Bisa jadi inilah absensi dalam paradigma/tradisi berpolitik kita. Tidak ada kasta khusus bagi mereka yang “memerintah negara”, yang menjadi politikus, jadi negarawan. Seseorang tidak cukup menjadi ksatria untuk jadi “pemerintah” atau negarawan. Ia harus memiliki beberapa kapasitas dan kapabilitas tersendiri untuk mencapainya. Setidaknya sebuah komprehensi yang “melampaui” logika atau disiplin keksatriaannya. Melihat manusia, bangsa, sejarah dan masa depannya secara lebih utuh, multidimensional.
Untuk kita bisa menggunakan istilah berbeda, kasta baru, bisa diletakkan antara brahmana dan ksatria, yang menempatkan seorang politikus –tepatnya negarawan—hanya seurat di bawah kebijaksanaan non-duniawi dari seorang brahman. Katakanlah untuk sementara –sebelum ada yang lebih tepat—istilah pangreh praja atau pangembating praja kita gunakan untuk posisi atau kasta itu.

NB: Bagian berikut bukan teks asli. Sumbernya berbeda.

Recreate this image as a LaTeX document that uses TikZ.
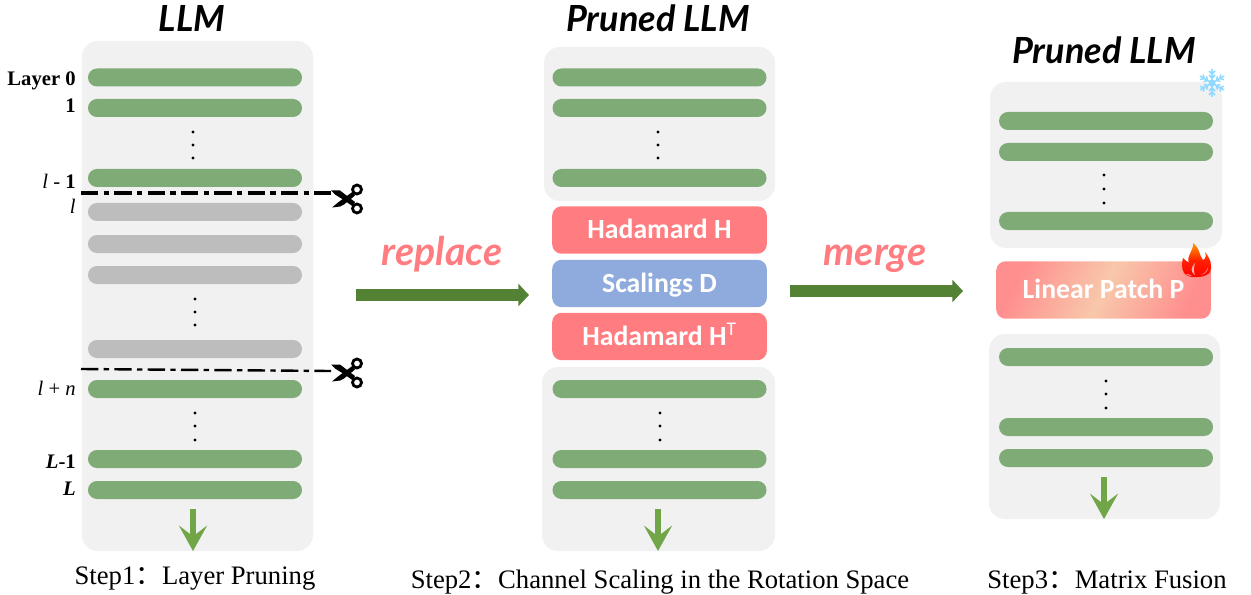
\documentclass[tikz,border=0pt]{standalone}
\usepackage{fontspec}
\setmainfont{Liberation Serif}
\newfontfamily\boxfont{Carlito}
\newfontfamily\handfont{Lato}
\newfontfamily\cjkfont{Noto Sans CJK SC}
\usetikzlibrary{arrows.meta,positioning}
\definecolor{panelgray}{HTML}{F1F1F1}
\definecolor{bargreen}{HTML}{7FAB76}
\definecolor{bargray}{HTML}{BDBDBD}
\definecolor{hadpink}{HTML}{FF7C80}
\definecolor{scaleblue}{HTML}{8FAADC}
\definecolor{bigarrow}{HTML}{548235}
\definecolor{downarrow}{HTML}{70A548}
\definecolor{flakeblue}{HTML}{8FD8FF}
\definecolor{patchpink}{HTML}{FF8F8F}
\definecolor{patchpeach}{HTML}{F8C8AA}
\tikzset{
  panel/.style={fill=panelgray,rounded corners=12pt,minimum width=#1*0.75pt,inner sep=0pt},
  layerbar/.style={fill=bargreen,rounded corners=6.7pt,minimum width=160.5pt,minimum height=13.5pt,inner sep=0pt},
  cutbar/.style={layerbar,fill=bargray},
  opbox/.style={rounded corners=7pt,minimum width=161pt,minimum height=35.5pt,inner sep=0pt,text=white,
    text height=13pt,text depth=0pt,font=\boxfont\bfseries\fontsize{20.8}{22}\selectfont},
  layerlabel/.style={anchor=east,inner sep=0pt,font=\fontsize{15.5}{17}\selectfont},
  steplabel/.style={anchor=base,inner sep=0pt,font=\fontsize{20}{22}\selectfont},
  handtitle/.style={inner sep=0pt,font=\handfont\bfseries\itshape\fontsize{27}{29}\selectfont},
  handverb/.style={anchor=base,inner sep=0pt,text=hadpink,font=\handfont\bfseries\itshape\fontsize{29.5}{31}\selectfont},
  mainarrow/.style={bigarrow,line width=8.5pt,-{Triangle[length=8pt,width=16.5pt]}},
  outarrow/.style={downarrow,line width=5pt,-{Stealth[length=19pt,width=21pt,inset=8pt]}},
  pics/scissors/.style={code={
    \draw[line width=2.1pt] (9,-10) circle (4.5);
    \draw[line width=2.1pt] (9,9) circle (4.5);
    \fill (-17,-9) -- (-8,-9) -- (7,2.5) -- (5,7) -- (-5,0) -- (-13,-5) -- cycle;
    \fill (-16,8) -- (-10,3) -- (5,-8) -- (7,-4) -- (-4,5) -- (-8,7) -- cycle;
  }},
  pics/snowflake/.style={code={
    \foreach \a in {30,90,...,330}{
      \draw[flakeblue,line width=1.1pt,rotate=\a] (0,0) -- (14,0)
        (5,0) -- (8,-3) (5,0) -- (8,3) (9,0) -- (12,-3) (9,0) -- (12,3);
    }
    \fill[flakeblue] (0,0) circle (3.5);
  }},
  pics/flame/.style={code={
    \shade[top color=orange!80!yellow,bottom color=red,middle color=red!75!orange]
      (-3,-19) .. controls (5,-12) and (3,-6) .. (7,-2)
      .. controls (10,-3) and (10,-7) .. (9,-10)
      .. controls (14,-4) and (17,4) .. (14,10)
      .. controls (12,13) and (7,15) .. (2,15)
      .. controls (-4,16) and (-10,14) .. (-12,11)
      .. controls (-15,5) and (-14,1) .. (-13,-4)
      .. controls (-11,-2) and (-9,0) .. (-7,1)
      .. controls (-10,-7) and (-2,-11) .. (-3,-19) -- cycle;
    \fill[patchpink!70!white] (-1,13) .. controls (-6,10) and (-5,5) .. (-1,1)
      .. controls (-2,5) and (-3,9) .. (-1,13) -- cycle;
    \fill[patchpink!70!white] (-10,12) .. controls (-7,12) and (-6,13) .. (-4,14)
      .. controls (-7,14) and (-9,13) .. (-10,12) -- cycle;
    \fill[patchpink!70!white] (5,13) .. controls (9,12) and (12,9) .. (12,5)
      .. controls (11,9) and (9,11) .. (5,13) -- cycle;
  }}
}
\begin{document}
\begin{tikzpicture}[x=0.75pt,y=-0.75pt]
\useasboundingbox (0,0) rectangle (1251,595);
% panels
\node[panel=231,minimum height=382.5pt] (pA) at (197.5,296) {};
\node[panel=231,minimum height=115.5pt] (pB) at (659.5,124) {};
\node[panel=233,minimum height=138pt] (pC) at (658.5,459) {};
\node[panel=232,minimum height=124.5pt] (pD) at (1106,165) {};
\node[panel=231,minimum height=138.75pt] (pE) at (1104.5,426.5) {};
% first column
\node[layerbar] (a0) at (195,77.5) {};
\node[layerbar] (a1) at (195,108) {};
\node[layerbar] (a2) at (195,178) {};
\node[cutbar] (a3) at (195,212) {};
\node[cutbar] (a4) at (195,244) {};
\node[cutbar] (a5) at (195,275) {};
\node[cutbar] (a6) at (195,349) {};
\node[layerbar] (a7) at (195,389) {};
\node[layerbar] (a8) at (195,459) {};
\node[layerbar] (a9) at (195,490) {};
% second column
\node[layerbar] (b0) at (659.5,77.5) {};
\node[layerbar] (b1) at (659.5,108) {};
\node[layerbar] (b2) at (659.5,178) {};
\node[opbox,fill=hadpink] (had1) at (659.5,230) {Hadamard H};
\node[opbox,fill=scaleblue] (scal) at (659.5,283.5) {Scalings D};
\node[opbox,fill=hadpink] (had2) at (659.5,336.5) {Hadamard H\textsuperscript{\mdseries T}};
\node[layerbar] (b3) at (659.5,389) {};
\node[layerbar] (b4) at (659.5,459) {};
\node[layerbar] (b5) at (659.5,490) {};
% third column
\node[layerbar] (c0) at (1106,121) {};
\node[layerbar] (c1) at (1106,152) {};
\node[layerbar] (c2) at (1106,221) {};
\node[opbox,minimum height=43pt,left color=patchpink,right color=patchpink,middle color=patchpeach,shading angle=65] (patch) at (1103.5,290) {Linear Patch P};
\node[layerbar] (c3) at (1106,357) {};
\node[layerbar] (c4) at (1106,427) {};
\node[layerbar] (c5) at (1106,458) {};
% dots
\foreach \xx/\yy in {193/132,193/145,193/158,195/299,195/312,195/325,195/413,195/426,195/440,
  658/132,658/145,658/158,660/413,660/426,660/440,1104/175,1104/189,1104/203,1106/381,1106/394,1106/408}
  \fill (\xx,\yy) circle (1.6);
% labels of the layers
\node[layerlabel] (l0) at (76,80.5) {\textbf{Layer 0}};
\node[layerlabel] (l1) at (76,105.5) {\textbf{1}};
\node[layerlabel] (l2) at (76,181.5) {\textit{l} - \textbf{1}};
\node[layerlabel] (l3) at (76,206) {\textit{l}};
\node[layerlabel] (l4) at (76,388.5) {\textit{l} + \textit{n}};
\node[layerlabel] (l5) at (76,462) {\textbf{\textit{L}-1}};
\node[layerlabel] (l6) at (76,489) {\textbf{\textit{L}}};
% cuts
\pic (sc1) at (348,199.5) {scissors};
\pic (sc2) at (348,373.5) {scissors};
\coordinate (cut1a) at (81,193);
\coordinate (cut1b) at (331,193);
\coordinate (cut2a) at (81,369);
\coordinate (cut2b) at (331,371);
\draw[line width=3pt,dash pattern=on 13pt off 4pt on 4pt off 4pt] (cut1a) -- (cut1b);
\draw[line width=1.8pt,dash pattern=on 13pt off 4pt on 4pt off 4pt] (cut2a) -- (cut2b);
% arrows
\coordinate (r0) at (356,295);
\coordinate (r1) at (529,295);
\coordinate (m0) at (790,291);
\coordinate (m1) at (963,291);
\draw[mainarrow] (r0) -- (r1);
\draw[mainarrow] (m0) -- (m1);
\coordinate (o1a) at (193,509);
\coordinate (o1b) at (193,551);
\coordinate (o2a) at (658,509);
\coordinate (o2b) at (658,551);
\coordinate (o3a) at (1104,477);
\coordinate (o3b) at (1104,519);
\draw[outarrow] (o1a) -- (o1b);
\draw[outarrow] (o2a) -- (o2b);
\draw[outarrow] (o3a) -- (o3b);
% texts
\node[handtitle] (t1) at (192,18) {LLM};
\node[handtitle] (t2) at (658,18) {Pruned LLM};
\node[handtitle] (t3) at (1104,50) {Pruned LLM};
\node[handverb] (v1) at (442,265) {replace};
\node[handverb] (v2) at (875,265) {merge};
\node[steplabel] (s1) at (195,584) {Step1{\cjkfont：}Layer Pruning};
\node[steplabel] (s2) at (660,588) {Step2{\cjkfont：}Channel Scaling in the Rotation Space};
\node[steplabel] (s3) at (1107,588) {Step3{\cjkfont：}Matrix Fusion};
% icons
\pic (flake) at (1212,83) {snowflake};
\pic (fire) at (1196,262) {flame};
\end{tikzpicture}
\end{document}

Sebuah kasta baru yang tidak mencampuradukan antara kebijaksanaan dan kebijakan yang idealistik dan visioner dengan ambisi-ambisi pragmatis yang material dan temporer. Dengan posisi ini, seorang pemimpin tidak berhenti dalam wacana, retorika dan romantika karena pribadinya yang sudah mampu meng”atas”i kepentingan sektoral dan kecenderungan personalnya. Ia menjadi jabatan puncak, yang diraih lewat cara yang meritokratik, bukan sebuah takdir yang dibawanya sejak lahir.

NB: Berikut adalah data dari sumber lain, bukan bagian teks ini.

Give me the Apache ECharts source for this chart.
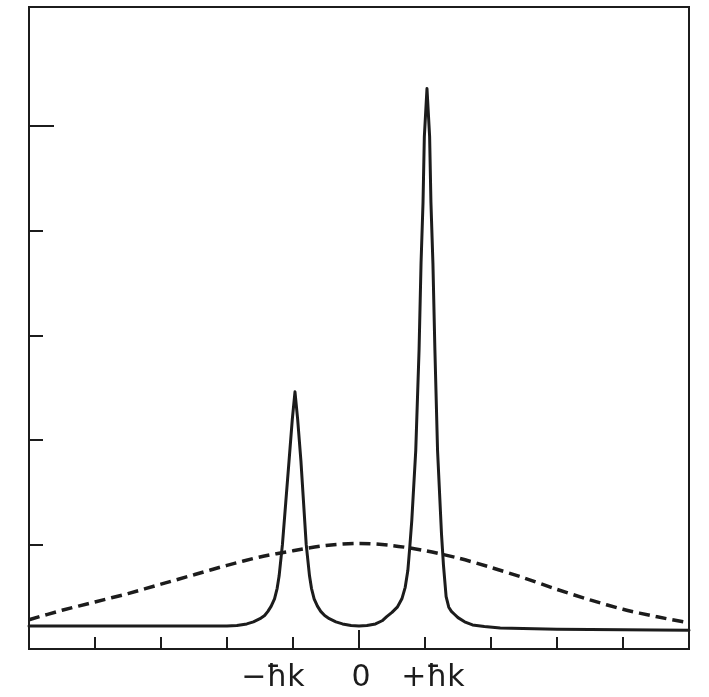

Karena tak ada manusia yang ditakdirkan selamanya menjadi syudra, waisya, maupun ksatria. Semua berpeluang menapaki jenjang yang lebih tinggi, hingga menjadi pangreh atau pangembating. Sebuah jenjang yang menuntut tanggungjawab dan kemampuan sangat tinggi, bahkan bukan sekadar “bun” dan “bu”. Jenjang yang seharusnya ditempati oleh seorang pemimpin, seorang presiden.
Adakah sang pemenang nanti ada di jenjang itu? Anda semua, juga sejarah, yang akan mencatat dan membuktikannya.